About a year ago, I happened upon this statement about the Monitor in the Harvard Business Review – under the charming heading of “do things that don’t interest you”:

“Many things that end up” being meaningful, writes social scientist Joseph Grenny, “have come from conference workshops, articles, or online videos that began as a chore and ended with an insight. My work in Kenya, for example, was heavily influenced by a Christian Science Monitor article I had forced myself to read 10 years earlier. Sometimes, we call things ‘boring’ simply because they lie outside the box we are currently in.”

If you were to come up with a punchline to a joke about the Monitor, that would probably be it. We’re seen as being global, fair, insightful, and perhaps a bit too earnest. We’re the bran muffin of journalism.

But you know what? We change lives. And I’m going to argue that we change lives precisely because we force open that too-small box that most human beings think they live in.
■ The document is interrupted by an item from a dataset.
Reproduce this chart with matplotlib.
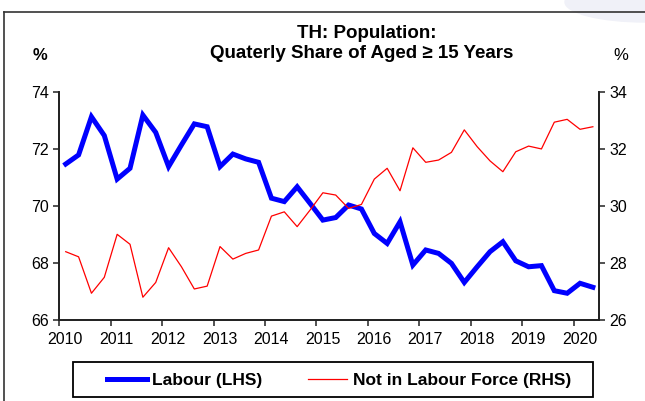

The Monitor is a peculiar little publication that’s hard for the world to figure out. We’re run by a church, but we’re not only for church members and we’re not about converting people. We’re known as being fair even as the world becomes as polarized as at any time since the newspaper’s founding in 1908.

We have a mission beyond circulation, we want to bridge divides. We’re about kicking down the door of thought everywhere and saying, “You are bigger and more capable than you realize. And we can prove it.”